Zgodnie z informacjami podanymi w książce "Finding Freedom", książę Harry i Meghan Markle bardzo szybko musieli zerwać współpracę z nocną nianią Archiego. Para chciała zatrudnić nocną pielęgniarkę, która pomoże im z jednej strony unormować sen dziecka, a z drugiej strony będzie pomagać w pierwszych miesiącach po narodzinach syna. Niania jednak zupełnie się nie sprawdziła:
Meghan i Harry zostali zmuszeni do zwolnienia niani już podczas drugiej nocy. Powodem był braku profesjonalizmu z jej strony
- podają autorzy książki. Niestety autorzy nie podają żadnych szczegółów tej sytuacji.
Według książki, książę Harry i Meghan od samego początku nie chcieli zatrudniać niani na cały etat. Wybrali inną opcję – tak zwaną nianię nocną. Powodem, dla którego szukali wsparcia opiekunki był to, że matka Meghan, Doria Ragland, musiała wrócić do Los Angeles.
Młodzi rodzice zatrudnili nową nianią. Niestety z powodu incydentu z pierwszą pielęgniarką nie czuli się komfortowo i całą noc zaglądali do Archiego. A po kilku tygodniach postanowili sami przejąć nocną opiekę i w ogóle zrezygnowali z nocnej pielęgniarki
- dowiadujemy się z książki.
Meghan i Harryemu spodobał się pomysł, że kiedy kładą się spać w nocy, w domu są tylko we trójkę. Przytulnie i prywatnie.
Para zdecydowała się tylko na zatrudnienie opiekunki w dni powszednie. Tym samym niania dołączyła do innych członków personelu w gospodarstwie domowym.
W "Finding Freedom" znajdziemy bardzo szczegółową wersję wydarzeń, które doprowadziły ??Harry’ego i Meghan do zrezygnowania z królewskich obowiązków.
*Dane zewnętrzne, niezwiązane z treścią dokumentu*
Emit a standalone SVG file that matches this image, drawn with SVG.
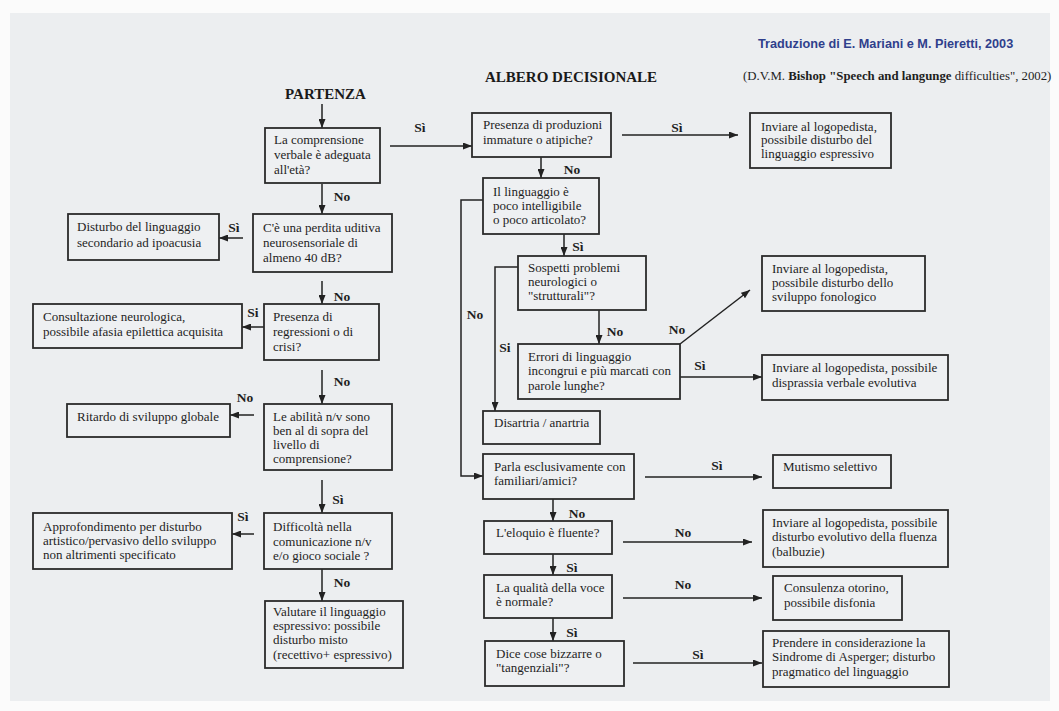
<svg xmlns="http://www.w3.org/2000/svg" width="1059" height="711" viewBox="0 0 1059 711">
<defs>
<marker id="ah" markerWidth="9" markerHeight="7" refX="9" refY="3.5" orient="auto" markerUnits="userSpaceOnUse">
<path d="M0,0 L9,3.5 L0,7 z" fill="#222"/>
</marker>
<style>
.box{fill:#eef0f2;stroke:#2b2b2b;stroke-width:1.8}
.t{font-family:"Liberation Serif","Times New Roman",serif;font-size:13px;fill:#1e1e1e}
.lb{font-family:"Liberation Serif","Times New Roman",serif;font-size:13.5px;font-weight:bold;fill:#1e1e1e;text-anchor:middle}
.c{fill:none;stroke:#222;stroke-width:1.5}
.ca{fill:none;stroke:#222;stroke-width:1.5;marker-end:url(#ah)}
.h{font-family:"Liberation Serif","Times New Roman",serif;font-size:15px;font-weight:bold;fill:#1a1a1a}
</style>
</defs>
<rect x="0" y="0" width="1059" height="711" fill="#fbfbfb"/>
<rect x="10" y="13" width="1040" height="688" fill="#eceef0"/>

<g id="titles">
<text x="758" y="48" font-family="Liberation Sans, Arial, sans-serif" font-size="12.7" font-weight="bold" fill="#2f3f8c">Traduzione di E. Mariani e M. Pieretti, 2003</text>
<text x="743" y="80" font-family="Liberation Serif, Times New Roman, serif" font-size="12.8" fill="#1e1e1e">(D.V.M. <tspan font-weight="bold">Bishop "Speech and langunge</tspan> difficulties", 2002)</text>
<text class="h" x="485" y="82">ALBERO DECISIONALE</text>
<text class="h" x="285" y="99">PARTENZA</text>
</g>

<g id="connectors">
<line class="ca" x1="322" y1="104" x2="322" y2="128"/>
<line class="ca" x1="322" y1="184" x2="322" y2="214"/>
<text class="lb" x="342" y="201">No</text>
<line class="ca" x1="243" y1="238" x2="219" y2="238"/>
<text class="lb" x="234" y="232">Sì</text>
<line class="ca" x1="322" y1="281" x2="322" y2="304"/>
<text class="lb" x="342" y="301">No</text>
<line class="ca" x1="264" y1="327" x2="242" y2="327"/>
<text class="lb" x="253" y="317">Si</text>
<line class="ca" x1="322" y1="370" x2="322" y2="404"/>
<text class="lb" x="342" y="386">No</text>
<line class="ca" x1="254" y1="415" x2="230" y2="415"/>
<text class="lb" x="245" y="402">No</text>
<line class="ca" x1="322" y1="480" x2="322" y2="513"/>
<text class="lb" x="338" y="504">Sì</text>
<line class="ca" x1="254" y1="534" x2="232" y2="534"/>
<text class="lb" x="243" y="521">Sì</text>
<line class="ca" x1="322" y1="569" x2="322" y2="601"/>
<text class="lb" x="342" y="587">No</text>

<line class="ca" x1="390" y1="146" x2="472" y2="146"/>
<text class="lb" x="420" y="132">Sì</text>
<line class="ca" x1="622" y1="135" x2="738" y2="135"/>
<text class="lb" x="677" y="132">Sì</text>
<line class="ca" x1="541" y1="157" x2="541" y2="178"/>
<text class="lb" x="572" y="174">No</text>
<polyline class="ca" points="483,200 461,200 461,476 483,476"/>
<text class="lb" x="475" y="319">No</text>
<line class="ca" x1="564" y1="234" x2="564" y2="256"/>
<text class="lb" x="578" y="251">Sì</text>
<polyline class="ca" points="518,267 495,267 495,411"/>
<text class="lb" x="505" y="352">Si</text>
<line class="ca" x1="599" y1="310" x2="599" y2="344"/>
<text class="lb" x="615" y="336">No</text>
<line class="ca" x1="680" y1="344" x2="750" y2="290"/>
<text class="lb" x="677" y="334">No</text>
<line class="ca" x1="680" y1="377" x2="762" y2="377"/>
<text class="lb" x="700" y="370">Sì</text>
<line class="ca" x1="645" y1="477" x2="762" y2="477"/>
<text class="lb" x="717" y="470">Sì</text>
<line class="ca" x1="553" y1="499" x2="553" y2="521"/>
<text class="lb" x="577" y="518">No</text>
<line class="ca" x1="623" y1="542" x2="752" y2="542"/>
<text class="lb" x="683" y="537">No</text>
<line class="ca" x1="553" y1="554" x2="553" y2="575"/>
<text class="lb" x="572" y="572">Sì</text>
<line class="ca" x1="623" y1="598" x2="762" y2="598"/>
<text class="lb" x="683" y="589">No</text>
<line class="ca" x1="553" y1="618" x2="553" y2="641"/>
<text class="lb" x="572" y="637">Sì</text>
<line class="ca" x1="633" y1="663" x2="762" y2="663"/>
<text class="lb" x="698" y="659">Sì</text>
</g>

<g id="n_comprensione"><rect class="box" x="265" y="128" width="115" height="55"/>
<text class="t" x="274" y="144">La comprensione</text><text class="t" x="274" y="159">verbale è adeguata</text><text class="t" x="274" y="174">all'età?</text></g>
<g id="n_perdita"><rect class="box" x="253" y="214" width="139" height="58"/>
<text class="t" x="263" y="232">C'è una perdita uditiva</text><text class="t" x="263" y="247">neurosensoriale  di</text><text class="t" x="263" y="262">almeno 40 dB?</text></g>
<g id="n_ipoacusia"><rect class="box" x="68" y="214" width="151" height="46"/>
<text class="t" x="77" y="231">Disturbo del linguaggio</text><text class="t" x="77" y="247">secondario ad ipoacusia</text></g>
<g id="n_regressioni"><rect class="box" x="264" y="304" width="115" height="56"/>
<text class="t" x="273" y="321">Presenza di</text><text class="t" x="273" y="336">regressioni o di</text><text class="t" x="273" y="351">crisi?</text></g>
<g id="n_neuro"><rect class="box" x="33" y="304" width="209" height="44"/>
<text class="t" x="43" y="321">Consultazione neurologica,</text><text class="t" x="43" y="336">possibile afasia epilettica acquisita</text></g>
<g id="n_abilita"><rect class="box" x="264" y="404" width="128" height="66"/>
<text class="t" x="273" y="421">Le abilità n/v  sono</text><text class="t" x="273" y="435">ben al di sopra del</text><text class="t" x="273" y="449">livello di</text><text class="t" x="273" y="463">comprensione?</text></g>
<g id="n_ritardo"><rect class="box" x="67" y="404" width="163" height="33"/>
<text class="t" x="77" y="421">Ritardo di sviluppo globale</text></g>
<g id="n_difficolta"><rect class="box" x="264" y="513" width="128" height="56"/>
<text class="t" x="273" y="531">Difficoltà nella</text><text class="t" x="273" y="546">comunicazione n/v</text><text class="t" x="273" y="560">e/o gioco sociale ?</text></g>
<g id="n_approfondimento"><rect class="box" x="33" y="513" width="199" height="56"/>
<text class="t" x="43" y="531">Approfondimento per disturbo</text><text class="t" x="43" y="545">artistico/pervasivo dello sviluppo</text><text class="t" x="43" y="559">non altrimenti specificato</text></g>
<g id="n_valutare"><rect class="box" x="265" y="601" width="138" height="67"/>
<text class="t" x="273" y="616">Valutare il linguaggio</text><text class="t" x="273" y="630">espressivo: possibile</text><text class="t" x="273" y="644">disturbo misto</text><text class="t" x="273" y="659">(recettivo+ espressivo)</text></g>

<g id="n_produzioni"><rect class="box" x="472" y="113" width="139" height="44"/>
<text class="t" x="483" y="129">Presenza di produzioni</text><text class="t" x="483" y="144">immature o atipiche?</text></g>
<g id="n_espressivo"><rect class="box" x="750" y="113" width="141" height="55"/>
<text class="t" x="761" y="131">Inviare al logopedista,</text><text class="t" x="761" y="144">possibile disturbo del</text><text class="t" x="761" y="158">linguaggio espressivo</text></g>
<g id="n_intelligibile"><rect class="box" x="483" y="178" width="116" height="56"/>
<text class="t" x="493" y="196">Il linguaggio è</text><text class="t" x="493" y="210">poco intelligibile</text><text class="t" x="493" y="224">o poco articolato?</text></g>
<g id="n_sospetti"><rect class="box" x="518" y="256" width="128" height="54"/>
<text class="t" x="528" y="272">Sospetti problemi</text><text class="t" x="528" y="286">neurologici o</text><text class="t" x="528" y="300">"strutturali"?</text></g>
<g id="n_errori"><rect class="box" x="518" y="344" width="162" height="55"/>
<text class="t" x="528" y="361">Errori di linguaggio</text><text class="t" x="528" y="375">incongrui e più marcati con</text><text class="t" x="528" y="390">parole lunghe?</text></g>
<g id="n_fonologico"><rect class="box" x="762" y="256" width="163" height="55"/>
<text class="t" x="772" y="273">Inviare al logopedista,</text><text class="t" x="772" y="287">possibile disturbo dello</text><text class="t" x="772" y="301">sviluppo fonologico</text></g>
<g id="n_disprassia"><rect class="box" x="762" y="355" width="186" height="45"/>
<text class="t" x="772" y="372">Inviare al logopedista, possibile</text><text class="t" x="772" y="387">disprassia verbale evolutiva</text></g>
<g id="n_disartria"><rect class="box" x="483" y="411" width="117" height="33"/>
<text class="t" x="494" y="427">Disartria / anartria</text></g>
<g id="n_parla"><rect class="box" x="483" y="454" width="151" height="45"/>
<text class="t" x="494" y="471">Parla esclusivamente con</text><text class="t" x="494" y="485">familiari/amici?</text></g>
<g id="n_mutismo"><rect class="box" x="773" y="455" width="118" height="33"/>
<text class="t" x="783" y="471">Mutismo selettivo</text></g>
<g id="n_eloquio"><rect class="box" x="484" y="521" width="128" height="33"/>
<text class="t" x="496" y="537">L'eloquio è fluente?</text></g>
<g id="n_fluenza"><rect class="box" x="763" y="510" width="185" height="57"/>
<text class="t" x="772" y="527">Inviare al logopedista, possibile</text><text class="t" x="772" y="541">disturbo evolutivo della fluenza</text><text class="t" x="772" y="556">(balbuzie)</text></g>
<g id="n_voce"><rect class="box" x="484" y="575" width="128" height="43"/>
<text class="t" x="496" y="592">La qualità della voce</text><text class="t" x="496" y="606">è normale?</text></g>
<g id="n_otorino"><rect class="box" x="773" y="576" width="129" height="44"/>
<text class="t" x="784" y="592">Consulenza otorino,</text><text class="t" x="784" y="607">possibile disfonia</text></g>
<g id="n_bizzarre"><rect class="box" x="485" y="641" width="139" height="45"/>
<text class="t" x="496" y="658">Dice cose bizzarre o</text><text class="t" x="496" y="672">"tangenziali"?</text></g>
<g id="n_asperger"><rect class="box" x="763" y="631" width="186" height="56"/>
<text class="t" x="772" y="647">Prendere in considerazione la</text><text class="t" x="772" y="661">Sindrome di Asperger; disturbo</text><text class="t" x="772" y="676">pragmatico del linguaggio</text></g>
</svg>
Autorzy przekonują, że wszystkie informacje zawarte w książce mają przynajmniej dwa niezależne źródła.
Jednak małżonkowie odcinają się od rzekomych informacji na temat tego, że współpracowali z autorami książki:
Książę i księżna Sussex nie udzielali wywiadów ani nie wnieśli żadnego wkładu w "Finding Freedom"
- oświadczył rzecznik pary książęcej cytowany przez Reutera.